The All Whites had chances to double their lead – most notably when Callum McCowatt forced Egyptian goalkeeper Mostafa Shobeir to parry away a hooked shot from an acute angle on the left in the first half, then when he forced him to make a reaction save with a glancing header from right in front at the end of a well-timed run to meet a Marko Stamenić pass in the second.
They were left to rue not taking them just as they were left to rue not growing their advantage against Iran at SoFi Stadium six days earlier.
“It's really frustrating,” Old said afterwards, having played the last 24 minutes plus stoppage time off the bench. “Even more frustrating because we had such a good first-half performance. I thought that was one of our greatest performances against a top team. It's frustrating, but football is a 90-minute game.”
The sight of Egypt celebrating a historic result when New Zealand were poised to do so themselves just over half an hour earlier was a cruel sting in the tail for Bazeley and his men, who enjoyed stronger fan support than they received in Los Angeles, with a few thousand marching through the streets of Vancouver pre-game.

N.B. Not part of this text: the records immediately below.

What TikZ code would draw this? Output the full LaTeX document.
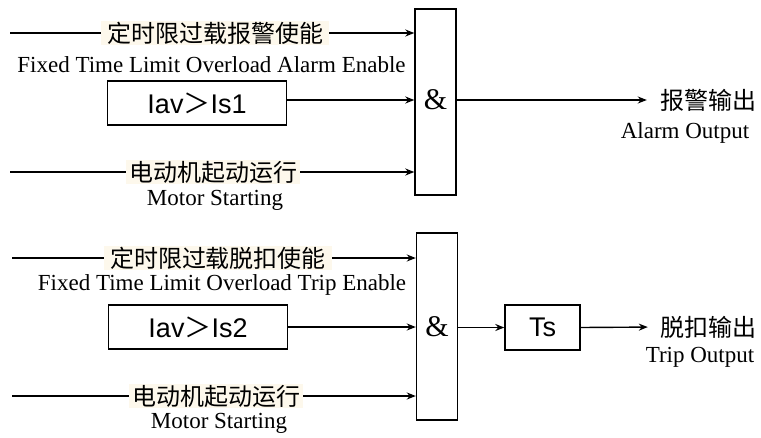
\documentclass[tikz,border=0pt]{standalone}
\usepackage{fontspec}
\setmainfont{Liberation Serif}
\newfontfamily\cjk{Noto Sans CJK SC}
\newfontfamily\arialf{Liberation Sans}
\usetikzlibrary{arrows.meta}
\definecolor{cream}{RGB}{253,248,236}
\begin{document}
\begin{tikzpicture}[x=1pt,y=-1pt,
  wire/.style={line width=1.4pt},
  arr/.style={line width=1.4pt,-{Stealth[length=9pt,width=7pt]}},
  cn/.style={font=\cjk\fontsize{24}{24}\selectfont, fill=cream, inner xsep=6pt, inner ysep=1pt},
  cnout/.style={font=\cjk\fontsize{24}{24}\selectfont, inner sep=0pt},
  en/.style={font=\fontsize{23}{23}\selectfont, inner sep=0pt},
  cmp/.style={draw, line width=1.4pt, minimum width=179pt, minimum height=44pt, font=\arialf\fontsize{27}{27}\selectfont, inner sep=0pt},
  gate/.style={draw, line width=1.4pt, minimum width=41pt, inner sep=0pt},
  ampst/.style={font=\fontsize{30}{30}\selectfont, inner sep=0pt},
]
\useasboundingbox[fill=white] (0,0) rectangle (761,437);

% ---------- top block ----------
\node[gate, minimum height=186pt] (g1) at (435.5,102) {};
\node[ampst] (amp1) at (435.5,100) {\&};

\coordinate (s1) at (10,33);
\node[cn] (a1) at (215,33) {定时限过载报警使能};
\node[en] (e1) at (211.5,65) {Fixed Time Limit Overload Alarm Enable};
\draw[wire] (s1) -- (a1.west);
\draw[arr] (a1.east) -- (a1.east -| g1.west);

\node[cmp] (c1) at (197,103) {Iav{\cjk ＞}Is1};
\draw[arr] (c1.east |- 0,100) -- (g1.west |- 0,100);

\coordinate (s3) at (10,172);
\node[cn, inner xsep=3pt] (m1) at (213,172) {电动机起动运行};
\node[en] (ms1) at (215,200) {Motor Starting};
\draw[wire] (s3) -- (m1.west);
\draw[arr] (m1.east) -- (m1.east -| g1.west);

\node[cnout] (o1) at (708,100) {报警输出};
\node[en] (oe1) at (685,133) {Alarm Output};
\draw[arr, shorten >=13pt] (g1.east |- o1) -- (o1.west);

% ---------- bottom block ----------
\node[gate, minimum height=187pt] (g2) at (437,326.5) {};
\node[ampst] (amp2) at (437,327) {\&};

\coordinate (t1) at (12,258);
\node[cn] (b1) at (218,258) {定时限过载脱扣使能};
\node[en] (f1) at (222,285) {Fixed Time Limit Overload Trip Enable};
\draw[wire] (t1) -- (b1.west);
\draw[arr] (b1.east) -- (b1.east -| g2.west);

\node[cmp] (c2) at (198,327) {Iav{\cjk ＞}Is2};
\draw[arr] (c2.east) -- (c2.east -| g2.west);

\coordinate (t3) at (12,396);
\node[cn, inner xsep=3pt] (m2) at (216,396) {电动机起动运行};
\node[en] (ms2) at (219,423) {Motor Starting};
\draw[wire] (t3) -- (m2.west);
\draw[arr] (m2.east) -- (m2.east -| g2.west);

\node[draw, line width=1.4pt, minimum width=75pt, minimum height=45pt, font=\arialf\fontsize{27}{27}\selectfont, inner sep=0pt] (ts) at (542.5,327.5) {Ts};
\draw[arr] (g2.east |- ts) -- (ts.west);

\node[cnout] (o2) at (708,327) {脱扣输出};
\node[en] (oe2) at (700,357) {Trip Output};
\draw[arr, shorten >=12pt] (ts.east) -- (o2.west);
\end{tikzpicture}
\end{document}
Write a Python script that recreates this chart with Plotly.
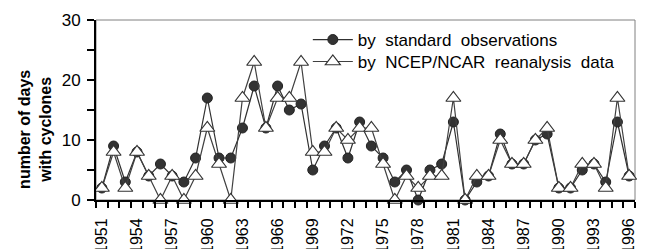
import plotly.graph_objects as go

years = list(range(1951, 1997))
standard_obs = [2, 9, 3, 8, 4, 6, 4, 3, 7, 17, 7, 7, 12, 19, 12, 19, 15, 16, 5, 9,
                12, 7, 13, 9, 7, 3, 5, 0, 5, 6, 13, 0, 3, 4, 11, 6, 6, 10, 11, 2,
                2, 5, 6, 3, 13, 4]
ncep_ncar = [2, 8, 2, 8, 4, 0, 4, 0, 4, 12, 6, 0, 17, 23, 12, 17, 17, 23, 8, 8,
             12, 10, 12, 12, 6, 0, 4, 2, 4, 4, 17, 0, 4, 4, 10, 6, 6, 10, 12, 2,
             2, 6, 6, 2, 17, 4]
tick_years = years[::3]
y_ticks = [0, 10, 20, 30]

SP = "\u00a0\u00a0"
name_std = SP.join(["by", "standard", "observations"])
name_ncep = SP.join(["by", "NCEP/NCAR", "reanalysis", "data"])

fig = go.Figure()
fig.add_trace(go.Scatter(
    x=years, y=standard_obs, mode="lines+markers", name=name_std,
    line=dict(color="#303030", width=1.2),
    marker=dict(symbol="circle", size=10, color="#333333",
                line=dict(color="#222222", width=1)),
    cliponaxis=False, legend="legend",
))
fig.add_trace(go.Scatter(
    x=years, y=ncep_ncar, mode="lines+markers", name=name_ncep,
    line=dict(color="#404040", width=1.2),
    marker=dict(symbol="triangle-up", size=13, color="white",
                line=dict(color="#333333", width=1.2)),
    cliponaxis=False, legend="legend2",
))

fig.add_shape(type="rect", xref="paper", yref="paper", x0=0, x1=1, y0=0, y1=1,
              line=dict(color="#808080", width=1), layer="below")

fig.add_annotation(
    text="<b>number of days<br>with cyclones</b>", textangle=-90,
    xref="paper", yref="paper", x=-0.113, y=0.39,
    xanchor="center", yanchor="middle", showarrow=False,
    font=dict(family="Liberation Sans, Arial", size=16, color="black"),
)

legend_common = dict(xanchor="left", yanchor="middle", bgcolor="rgba(0,0,0,0)",
                     font=dict(size=17), itemwidth=40)

fig.update_layout(
    width=641, height=241,
    margin=dict(l=88, r=14, t=12, b=49, autoexpand=False),
    paper_bgcolor="white", plot_bgcolor="white",
    font=dict(family="Liberation Sans, Arial", size=16, color="black"),
    showlegend=True,
    legend=dict(x=0.393, y=0.889, **legend_common),
    legend2=dict(x=0.393, y=0.767, **legend_common),
    xaxis=dict(
        range=[years[0] - 0.5, years[-1] + 0.5], automargin=False,
        tickmode="array", tickvals=tick_years, ticktext=[str(y) for y in tick_years],
        tickangle=-90, ticks="", ticklen=0, showgrid=False, zeroline=False,
        showline=True, linecolor="black", linewidth=2,
        tickfont=dict(size=16), ticklabelstandoff=10,
        minor=dict(tickmode="linear", tick0=years[0] - 0.5, dtick=1,
                   ticks="outside", ticklen=6, tickwidth=1.5, tickcolor="black",
                   showgrid=False),
    ),
    yaxis=dict(
        range=[0, 30], tickmode="array", tickvals=y_ticks, automargin=False,
        ticks="outside", ticklen=7, tickwidth=1.5, tickcolor="black",
        showgrid=False, zeroline=False,
        showline=True, linecolor="black", linewidth=2,
        tickfont=dict(size=17), ticklabelstandoff=3,
        minor=dict(tickmode="linear", tick0=0, dtick=5,
                   ticks="outside", ticklen=7, tickwidth=1.5, tickcolor="black",
                   showgrid=False),
    ),
)

fig.write_html("out.html")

“Everybody's very down and frustrated,” Bazeley said. “When you see a team celebrating like that on the pitch, fair play, but that could have been us. We could have been in that moment with the flags and the fans and everything. It hurts.”
“We’re winning 1-0. Can we win the game 1-0? Then we're celebrating on the pitch, we've got our first win at World Cup, we’re potentially in the second round.
“That’s two games in a row now where we’ve been a goal up – 1-0, 2-1 against Iran, 1-0 today – and had chances. We needed to take a second chance. We needed to get that two-goal buffer, because, obviously, when you’re in a game and there’s only one goal in it, anything can happen.
“There’s lots of learnings for us, but right now it hurts quite bad.”
Bazeley now has five days to get his men up to face a Belgian side that will also be playing for their World Cup fate, after drawing 0-0 with Iran in a match where they were reduced to 10 men in Los Angeles earlier on Sunday.